I used a combination of sharp cheddar and monterey jack, mostly cheddar.

Assembling (marrow) bread and butter with (bread and butter) marrow:

Preheat your broiler and move an oven rack to the highest position.

Preheat a deep-fryer to about 360-370.

Prep your pieces of beef marrow: cover marrow bones in hot water for just a couple minutes, until you can push the marrow out with your thumbs. Immediately remove from water so it doesn't melt. Toss in plain flour.

Prep your rye toast: butter each side of each piece of bread, two pieces of bread per person. Toast the bread on both sides in a frying pan - just like an empty grilled cheese sandwich. That's the texture you want rather than that of toast that has been buttered after the fact, because you want the butter to soak into the bread. Stack the bread up in a broiling pan, two slices of bread per stack.

Warm up the Welsh rarebit if necessary.

Get your onions and beans ready to assemble.

Melt a little butter in a non-stick or cast-iron pan sufficient to fry one egg per person.

Now...all at once:

Pour the cheese sauce on the stacks of toast and put them under the broiler.

Drop the floured beef marrow in the deep-fryer.

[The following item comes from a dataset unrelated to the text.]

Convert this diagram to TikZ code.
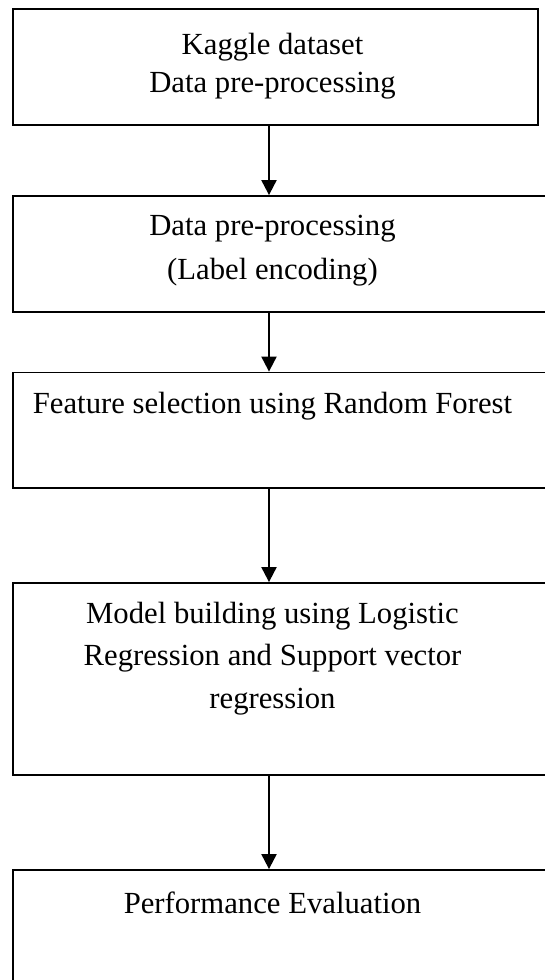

Crack the eggs into the hot pan and get them frying.

Pull the cheese-covered bread when it's bubbling - a little browning is fine too! The marrow is ready a minute or two after it floats in the hot fat. The eggs are ready when they're as you like them, but the idea of the dish is to have some runny yolk.

Now assemble: cheese-covered bread, with fried egg, fried marrow, and pickled beans and onions on top.

The final dish has three kinds of oozing and richness: the cheese, the marrow, and the egg yolk. The sharpness of the rye bread, the beer and mustard in the Welsh rarebit, and the pickled beans and onions are your contrasts to that richness.

And yes, because of that richness, especially with the marrow and egg, you really need two pieces of bread per person. That is a must.